中国経済の減速も金製品需要は好調、投資家の懸念を払しょくへ

 中国経済の減速による宝飾品市場への影響に対して投資家の懸念が広がっているが、BOCIは最近のマクロ経済統計や業界データが懸念を払しょくすると指摘。大手2社の2022年1-3月期の小売売上高を楽観し、両社への強気見通しを継続した。ただ、香港での新型コロナの感染拡大を受け、六福集団(00590)に対する投資心理は後退しているとの見方。2社の中では周大福珠宝(01929)のアウトパフォームを見込んでいる。

 まず中国黄金協会が集計した業界データを見ると、中国における金製品の売上高は旧正月休暇7日間(1月31日-2月6日)に前年同期比13%増。金製品に対する旺盛な需要をうかがわせた。特に人気が高かったのは、古代中国風デザインの金製品および高質金製品。BOCIはバレンタインデーと重なった前年の旧正月休暇(2021年2月11-17日)の売り上げ実績の高さを指摘した上で、13%増との数字を前向きに評価し、1-3月期の宝飾品売り上げを楽観視している。

 宝飾品販売各社は製品構成の強化に動き、古代中国風デザインの金製品(例えば周大福珠宝の傳承シリーズ)など高利幅商品のウエートを高めている。

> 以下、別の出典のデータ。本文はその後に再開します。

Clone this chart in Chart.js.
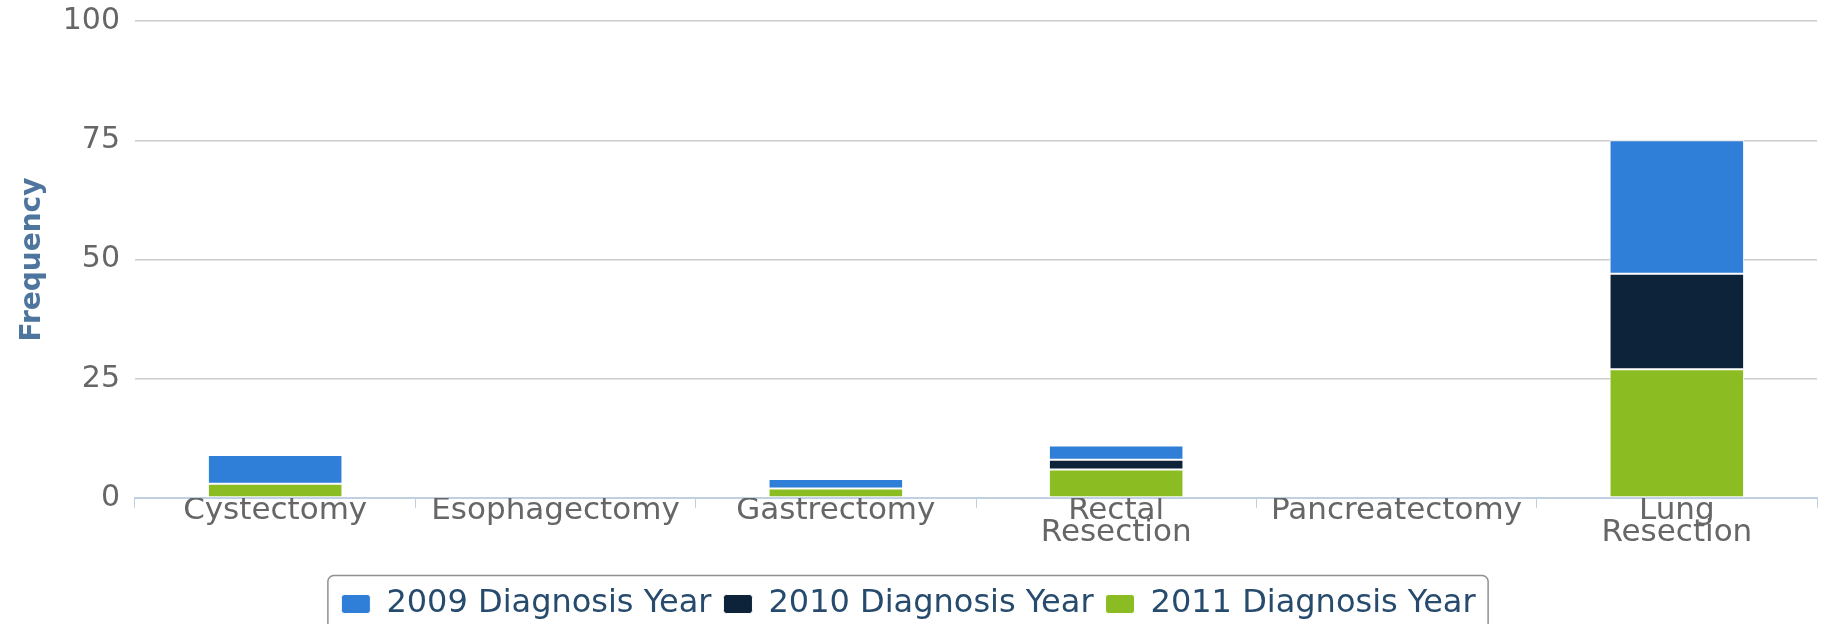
<!DOCTYPE html>
<html>
<head>
<meta charset="utf-8">
<script src="https://cdn.jsdelivr.net/npm/chart.js@4.4.1/dist/chart.umd.min.js"></script>
<style>
    html, body { margin: 0; padding: 0; background: #fff; }
    #wrap { width: 1826px; height: 624px; }
</style>
</head>
<body>
<div id="wrap"><canvas id="chart"></canvas></div>
<script>
// Data
const categories = ['Cystectomy', 'Esophagectomy', 'Gastrectomy', ['Rectal', 'Resection'], 'Pancreatectomy', ['Lung', 'Resection']];
const seriesNames = ['2009 Diagnosis Year', '2010 Diagnosis Year', '2011 Diagnosis Year'];
const values2009 = [6, 0, 2, 3, 0, 28];
const values2010 = [0, 0, 0, 2, 0, 20];
const values2011 = [3, 0, 2, 6, 0, 27];
const yTicks = [0, 25, 50, 75, 100];

const colors = ['#2f7ed8', '#0d233a', '#8bbc21'];
const fontFamily = '"DejaVu Sans", sans-serif';

// Rounded box around the legend items, like the original
const legendBox = {
    id: 'legendBox',
    afterLayout(chart) {
        // nudge legend down a little
        chart.legend.top += 6;
        chart.legend.bottom += 6;
    },
    afterDraw(chart) {
        const boxes = chart.legend.legendHitBoxes;
        if (!boxes || !boxes.length) return;
        let minX = Infinity, maxX = -Infinity;
        boxes.forEach(b => {
            minX = Math.min(minX, b.left);
            maxX = Math.max(maxX, b.left + b.width);
        });
        const ctx = chart.ctx;
        ctx.save();
        ctx.strokeStyle = '#909090';
        ctx.lineWidth = 1.5;
        ctx.beginPath();
        ctx.roundRect(minX - 13.5, 575.5, (maxX - minX) + 26, 70, 6);
        ctx.stroke();
        ctx.restore();
    }
};

const ds = (i, data) => ({
    label: seriesNames[i],
    data: data,
    backgroundColor: colors[i],
    borderColor: '#ffffff',
    borderWidth: 1,
    borderSkipped: false,
    categoryPercentage: 1,
    barPercentage: 0.48
});

new Chart(document.getElementById('chart'), {
    type: 'bar',
    data: {
        labels: categories,
        // bottom of the stack first, legend reversed
        datasets: [ds(2, values2011), ds(1, values2010), ds(0, values2009)]
    },
    options: {
        responsive: true,
        maintainAspectRatio: false,
        animation: false,
        layout: {
            padding: { top: 0, right: 9, left: 0, bottom: 0 }
        },
        scales: {
            x: {
                stacked: true,
                grid: {
                    display: true,
                    drawOnChartArea: false,
                    drawTicks: true,
                    tickLength: 10,
                    color: '#c0d0e0',
                    offset: true
                },
                border: { display: true, color: '#c0d0e0', width: 2 },
                ticks: {
                    color: '#666666',
                    font: { family: fontFamily, size: 31, lineHeight: 0.74 },
                    padding: -9,
                    maxRotation: 0,
                    autoSkip: false
                },
                afterFit(scale) { scale.height = 72; }
            },
            y: {
                stacked: true,
                min: 0,
                max: 100,
                afterBuildTicks(scale) {
                    scale.ticks = yTicks.map(v => ({ value: v }));
                },
                grid: {
                    color: '#cccccc',
                    lineWidth: 1.5,
                    drawTicks: false
                },
                border: { display: false },
                ticks: {
                    color: '#666666',
                    font: { family: fontFamily, size: 30, lineHeight: 0.5 },
                    padding: 15
                },
                title: {
                    display: true,
                    text: 'Frequency',
                    color: '#4d759e',
                    font: { family: fontFamily, size: 28, weight: 'bold' },
                    padding: { top: 16, bottom: 0 }
                },
                afterFit(scale) {
                    scale.width = 135;
                    scale.paddingTop = 21;
                }
            }
        },
        plugins: {
            legend: {
                position: 'bottom',
                reverse: true,
                labels: {
                    color: '#274b6d',
                    font: { family: fontFamily, size: 32 },
                    boxWidth: 29,
                    boxHeight: 19,
                    useBorderRadius: true,
                    borderRadius: 3,
                    padding: 12
                }
            },
            tooltip: { enabled: false }
        }
    },
    plugins: [legendBox]
});
</script>
</body>
</html>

国際金相場がたとえ大きく変動しても、粗利益率の悪化をある程度食い止める効果が期待できるという。

 一方、マクロ経済データも、宝飾品セクターに対するポジティブな見方を後押ししている。BOCIによると、中国の宝飾品販売額は信用伸び率と相関関係にあるが、2022年1月の金融統計は予想以上に強く、マネーサプライM2、社会融資総量がいずれも市場予想を大きく上振れた。こうした数字は宝飾品販売の支援材料になるという。特に有望なのはダイヤモンドなどの宝石類ではなく、金製品。“国潮”(国産ブランド志向、中国の伝統的なデザイン志向)の流れを受け、中国では若年層も金製品を好む傾向が強い。金製品にはまた、インフレや元安に対するヘッジ手段としてのニーズも期待できる。

 BOCIはこの旧正月連休中の宝飾品販売の伸びが、既存売り上げ伸び率や新規出店数、卸売販売額といった各社の業務統計の好調さを示唆しているとの見方。六福集団、周大福珠宝ともに販売拡大に向け、出店目標を達成する可能性が高いとしている。

 個別では、短期的に周大福珠宝を選好。2022年度(3月期)に1,200店の新規出店を達成し、期末の店舗総数が前年比26%増の5,800店に到達するとみている。また、マーケットも短期的には六福集団より周大福珠宝を選好するとし、その理由として、香港での新型コロナの感染拡大による渡航制限の長期化見通しを挙げた。この2社では、周大福珠宝のほうが香港・マカオ業務のウエートが小さい(2022年度に13%の予想)。

 一方、BOCIは宝飾品セクターの潜在リスク要因として、中国の一部ロックダウンに伴う小売売上高の予想以上の悪化を指摘。ほかに、金価格の変動が利幅の低下やヘッジ損失につながる可能性を挙げている。